In short, you need to know that co-creation of the deliverables is the first step to ownership. Being aware of this will improve your deliverables so they allow for co-creation. In the case of master data cleansers this may mean providing them with the tools to track the progress etc.
3. AIM!
People make sense of the change as they react to the prototype of your deliverables. This will get their minds in motion and their noses pointed in the direction of the change. Sense making is a process that requires you to build a platform of psychological safety (knowing that it is OK to step out of an old habit and to try something new).
The point here is to listen, listen and listen because the cause of major setbacks is due to going faster than the speed of making sense.
Elegant Organization
The “Fire – Ready -Aim” approach requires you to paint a bull’s-eye on each of your deliverables, because people will be tempted to shoot when they see one.

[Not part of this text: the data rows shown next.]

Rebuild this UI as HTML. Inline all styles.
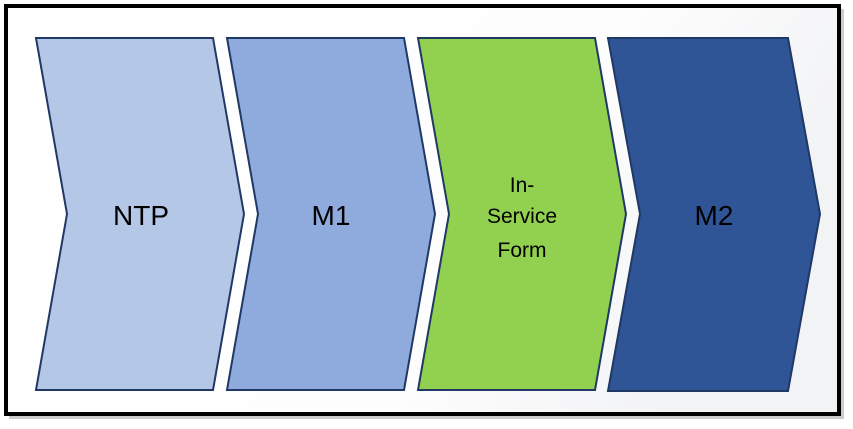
<!DOCTYPE html>
<html><head><style>
html,body{margin:0;padding:0;width:853px;height:429px;background:#fff;overflow:hidden}
</style></head><body>
<svg width="853" height="429" viewBox="0 0 853 429" xmlns="http://www.w3.org/2000/svg">
<defs>
<linearGradient id="bg" x1="0" y1="0" x2="1" y2="0.3">
<stop offset="0" stop-color="#ffffff"/><stop offset="0.7" stop-color="#fdfdfd"/><stop offset="1" stop-color="#f2f3f5"/>
</linearGradient>
</defs>
<rect x="9" y="9" width="835" height="410" fill="#999" opacity="0.5"/>
<rect x="6" y="6" width="833" height="408" fill="url(#bg)" stroke="#000" stroke-width="4"/>
<g stroke="#1f3864" stroke-width="2" stroke-linejoin="miter">
<polygon points="36,38 213,38 244,214 213,390 36,390 67,214" fill="#b4c7e7"/>
<polygon points="227,38 404,38 435,214 404,390 227,390 258,214" fill="#8faadc"/>
<polygon points="418,38 595,38 626,214 595,390 418,390 449,214" fill="#92d050"/>
<polygon points="608,38 788,38 820,214 788,391 608,391 640,214" fill="#2f5597"/>
</g>
<g font-family="Liberation Sans, sans-serif" fill="#000" text-anchor="middle">
<text x="141" y="225" font-size="28">NTP</text>
<text x="331" y="225" font-size="28">M1</text>
<text x="522" y="192" font-size="21">In-</text>
<text x="522" y="223" font-size="21">Service</text>
<text x="522" y="257" font-size="21">Form</text>
<text x="714" y="225" font-size="28">M2</text>
</g>
</svg>
</body></html>
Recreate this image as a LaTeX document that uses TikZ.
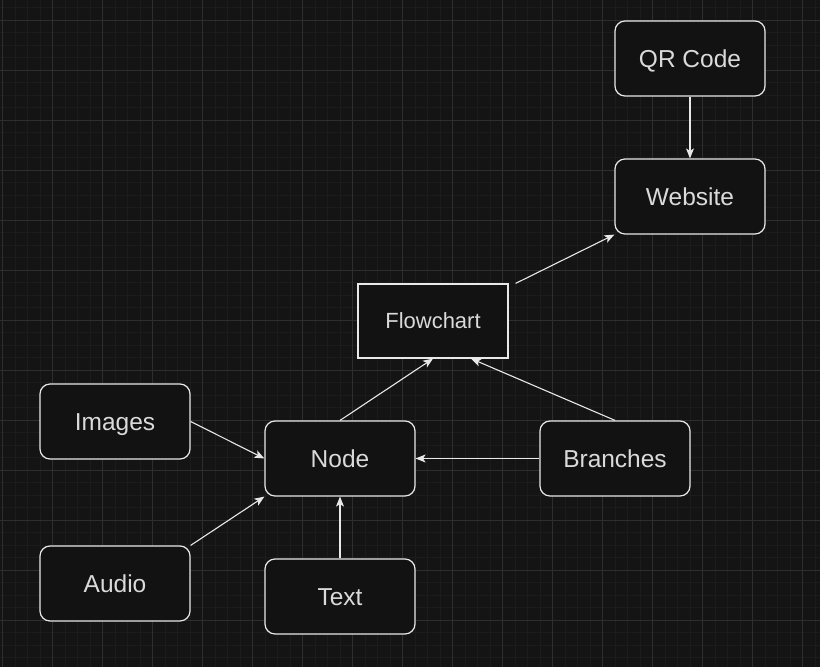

If they shoot, two things will happen at the same time:
- People will make your deliverable move in the right direction: forward;
- People will automatically take ownership of the deliverable and start to take care of it.
It’s dangerous to conclude that you can just throw about any unfinished deliverable at people’s heads to provoke a reaction.
Try it. You will soon find out that people have a bullshit-detector and will only accept the very best of your efforts to accommodate their needs. This is what Jeff Jarvis calls elegant organization: you don’t create a community but provide elegant organization and then the community will let you help them.